During the third stage, a summary is made of the fixed seats that the parties have achieved, which is compared to the outcome of the nationwide distribution above. If a party has received more fixed seats than its share of the total 349-seat distribution, district seats allocated to that party are retracted and given to the party with the second 'highest quotient'. The parties are then awarded a number of adjustment seats sufficient to cover the gap between their number of fixed seats and their share in the nationwide distribution.
Finally, the adjustment seats that each party has received are distributed among the districts. The application of the Sainte-Laguë number gives each party a quotient ('comparison number', jämförelsetal) in each district, which is its number of votes in the district divided by (2n+1), where n is the number of seats it has been awarded. The district where the party has the highest quotient is awarded an adjustment seat, and a new quotient is then calculated for that district, before the next adjustment seat is distributed. In theory, a district can thus receive more than one adjustment seat. If a party is yet to receive a seat in the district, its quotient simply is the number of votes it received. When the fixed seats were distributed among the parties in the district, the number was divided by 1.4, which made it more difficult for a party to achieve its first seat. Now, however, no such division takes place. The method used is thus pure and not modified Sainte-Laguë.

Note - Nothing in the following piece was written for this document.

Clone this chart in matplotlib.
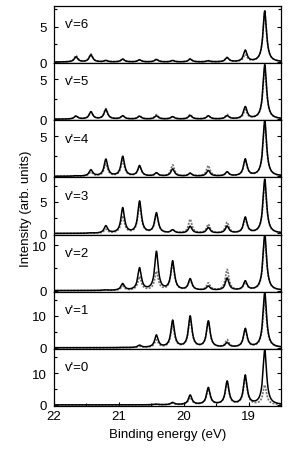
import numpy as np
import matplotlib
matplotlib.use("Agg")
import matplotlib.pyplot as plt
from matplotlib.ticker import MultipleLocator

plt.rcParams['font.family'] = ['Liberation Sans', 'DejaVu Sans']

# Peak positions (binding energy, eV)
peak_energies = [18.75, 19.05, 19.33, 19.62, 19.90, 20.17, 20.42, 20.68, 20.94, 21.20, 21.43, 21.66]

# Peak heights per panel (solid and dotted curves)
v6_solid  = [7.2, 1.6, 0.6, 0.15, 0.4, 0.2, 0.35, 0.3, 0.4, 0.2, 1.0, 0.7]
v6_dotted = [7.0, 1.0, 0.6, 0.15, 0.45, 0.2, 0.4, 0.3, 0.4, 0.2, 1.1, 0.9]
v5_solid  = [6.8, 1.5, 0.4, 0.4, 0.45, 0.3, 0.4, 0.35, 0.4, 1.2, 0.9, 0.37]
v5_dotted = [6.3, 1.1, 0.55, 0.4, 0.55, 0.3, 0.55, 0.4, 0.4, 1.3, 0.9, 0.4]
v4_solid  = [7.0, 2.1, 0.5, 0.7, 0.35, 0.9, 0.4, 1.3, 2.45, 2.1, 0.77, 0.05]
v4_dotted = [6.5, 1.9, 0.5, 1.3, 0.35, 1.4, 0.35, 1.2, 1.9, 1.5, 0.5, 0.05]
v3_solid  = [8.6, 2.5, 1.1, 0.9, 1.1, 0.5, 3.2, 5.05, 4.0, 1.15, 0.05, 0.0]
v3_dotted = [8.0, 2.2, 1.7, 1.4, 2.2, 0.5, 3.0, 4.3, 2.7, 0.6, 0.05, 0.0]
v2_solid  = [12.5, 2.0, 2.7, 0.9, 2.5, 6.4, 8.5, 4.9, 1.45, 0.1, 0.0, 0.0]
v2_dotted = [11.5, 1.6, 4.6, 1.6, 2.3, 5.9, 4.1, 3.0, 0.9, 0.1, 0.0, 0.0]
v1_solid  = [17.3, 5.8, 1.4, 8.2, 9.7, 8.4, 3.8, 0.7, 0.05, 0.0, 0.0, 0.0]
v1_dotted = [15.0, 5.3, 2.3, 7.9, 8.9, 6.9, 2.3, 0.4, 0.05, 0.0, 0.0, 0.0]
v0_solid  = [17.2, 9.1, 7.3, 5.3, 3.0, 0.7, 0.2, 0.0, 0.0, 0.0, 0.0, 0.0]
v0_dotted = [6.1, 8.6, 6.9, 4.8, 2.2, 0.5, 0.1, 0.0, 0.0, 0.0, 0.0, 0.0]

panel_labels = ["v'=6", "v'=5", "v'=4", "v'=3", "v'=2", "v'=1", "v'=0"]
y_tops = [7.9, 7.0, 7.0, 8.9, 12.4, 17.5, 17.6]
y_major = [5, 5, 5, 5, 10, 10, 10]

panels = [(v6_solid, v6_dotted), (v5_solid, v5_dotted), (v4_solid, v4_dotted),
          (v3_solid, v3_dotted), (v2_solid, v2_dotted), (v1_solid, v1_dotted),
          (v0_solid, v0_dotted)]

gamma = 0.033
E = np.linspace(18.4, 22.1, 4000)

def spectrum(heights):
    y = np.zeros_like(E)
    for e0, h in zip(peak_energies, heights):
        y += h / (1.0 + ((E - e0) / gamma) ** 2)
    return y

fig = plt.figure(figsize=(2.88, 4.56), dpi=100)
gs = fig.add_gridspec(7, 1, left=54/288, right=281/288, top=1-7/456, bottom=1-407/456, hspace=0)
axes = []
for i, (sol, dot) in enumerate(panels):
    ax = fig.add_subplot(gs[i, 0])
    axes.append(ax)
    ax.plot(E, spectrum(dot), color='0.45', ls=(0, (1.2, 0.8)), lw=1.2)
    ax.plot(E, spectrum(sol), color='black', lw=1.1)
    ax.set_xlim(22, 18.5)
    ax.set_ylim(-0.02 * y_tops[i], y_tops[i])
    ax.yaxis.set_major_locator(MultipleLocator(y_major[i]))
    ax.yaxis.set_minor_locator(MultipleLocator(y_major[i] / 2))
    ax.set_yticks([0, y_major[i]])
    ax.tick_params(axis='y', which='both', direction='in', right=True, labelsize=9.5, length=3, width=0.8, pad=5)
    ax.tick_params(axis='y', which='minor', length=2)
    ax.text(0.05, 0.68, panel_labels[i], transform=ax.transAxes, fontsize=9.5, va='center', ha='left')
    for s in ax.spines.values():
        s.set_linewidth(0.9)
    ax.xaxis.set_major_locator(MultipleLocator(1))
    ax.xaxis.set_minor_locator(MultipleLocator(0.5))
    if i < 6:
        ax.tick_params(axis='x', which='both', bottom=False, labelbottom=False)
    else:
        ax.tick_params(axis='x', which='both', direction='in', labelsize=9.5, length=3, width=0.8, pad=3)
        ax.tick_params(axis='x', which='minor', length=2)
        ax.set_xlabel('Binding energy (eV)', fontsize=9.5, labelpad=4)

fig.text(0.09, (1 - 209/456), 'Intensity (arb. units)', rotation=90, fontsize=9.5, va='center', ha='center')
fig.savefig('out.png', dpi=100)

In elections to the county councils, the same principles are followed with some differences. Only parties that have received more than 3% of the vote in the county may participate in the distribution of seats. There is no 12% clause or other possibility for parties that fall below that threshold to gain seats. Finally, the number of adjustment seats is one tenth of the number of seats in the county council. If one tenth is a fractional number (which it always is since the number of seats in a county council is required to be odd), the fraction is always adjusted upwards and so a county council with 51 seats would have 45 fixed seats and 6 adjustment seats.